To calculate a Z-score, subtract the mean of the dataset from the observed value and then divide the result by the standard deviation. In finance, this method is frequently applied to analyze company ratios, returns, or credit metrics. The resulting score reveals if the data point is above (positive Z-score), below (negative Z-score), or at (zero Z-score) the average, contextualized by the variability of the dataset.

Types or Variations

While the fundamental calculation remains the same, Z-scores differ based on application. The Altman Z-score, for example, predicts the likelihood of corporate bankruptcy using a weighted combination of key financial ratios. Other contexts include standardized test scores in risk modeling and outlier detection in performance analytics.

When It Is Used

Z-scores are utilized in credit risk assessment, investment screening, and portfolio risk management. They assess whether a company’s financial ratios signal distress, compare returns across markets, or signal anomalous transactions requiring further investigation. They also support due diligence or benchmarking during mergers, acquisitions, and budgeting processes.

Example

A company has a debt-to-equity ratio of 0.8. The industry average is 1.0 with a standard deviation of 0.2. The Z-score is (0.8 - 1.0) / 0.2 = -1. This means the company's ratio is one standard deviation below the industry mean, potentially indicating more conservative leverage than peers.

Why It Matters

Z-scores inform whether a financial metric is typical or extreme, alerting stakeholders to deviations that may warrant action.
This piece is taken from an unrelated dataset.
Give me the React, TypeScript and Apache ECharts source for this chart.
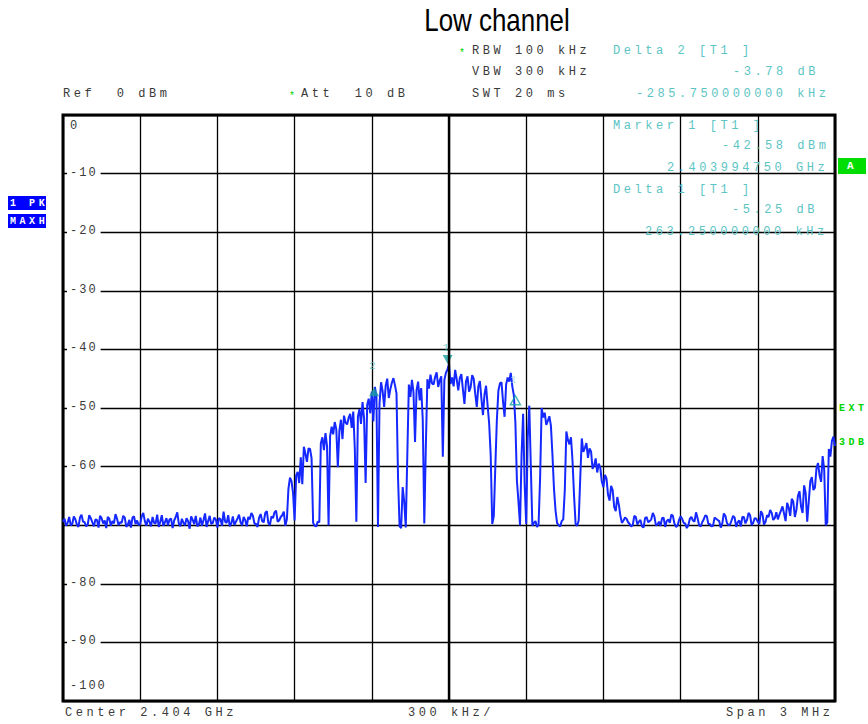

This supports risk identification, valuation judgments, and detection of potential mispricings or early warning signals in company performance.

⚠️ Common Mistakes

• Assuming Z-scores have the same interpretation regardless of data distribution shape.
• Applying Z-scores to small or skewed samples without verifying assumptions.
• Using Z-scores without adjusting for changing industry dynamics or economic regimes.

Deeper Insight

The usefulness of Z-scores declines when data are heavily skewed, contain outliers, or violate assumptions of normality. In such cases, the metric may incorrectly flag normal observations as extreme or obscure genuine outliers, making complementary analysis essential for robust conclusions.

Related Concepts

• Standard Deviation — measures the spread of data around the mean, used in Z-score calculation.
• Percentile Rank — indicates the percentage of scores below a specific value, without relying on normality.
• Altman Z-score — a composite financial distress indicator that applies the Z-score methodology to bankruptcy prediction.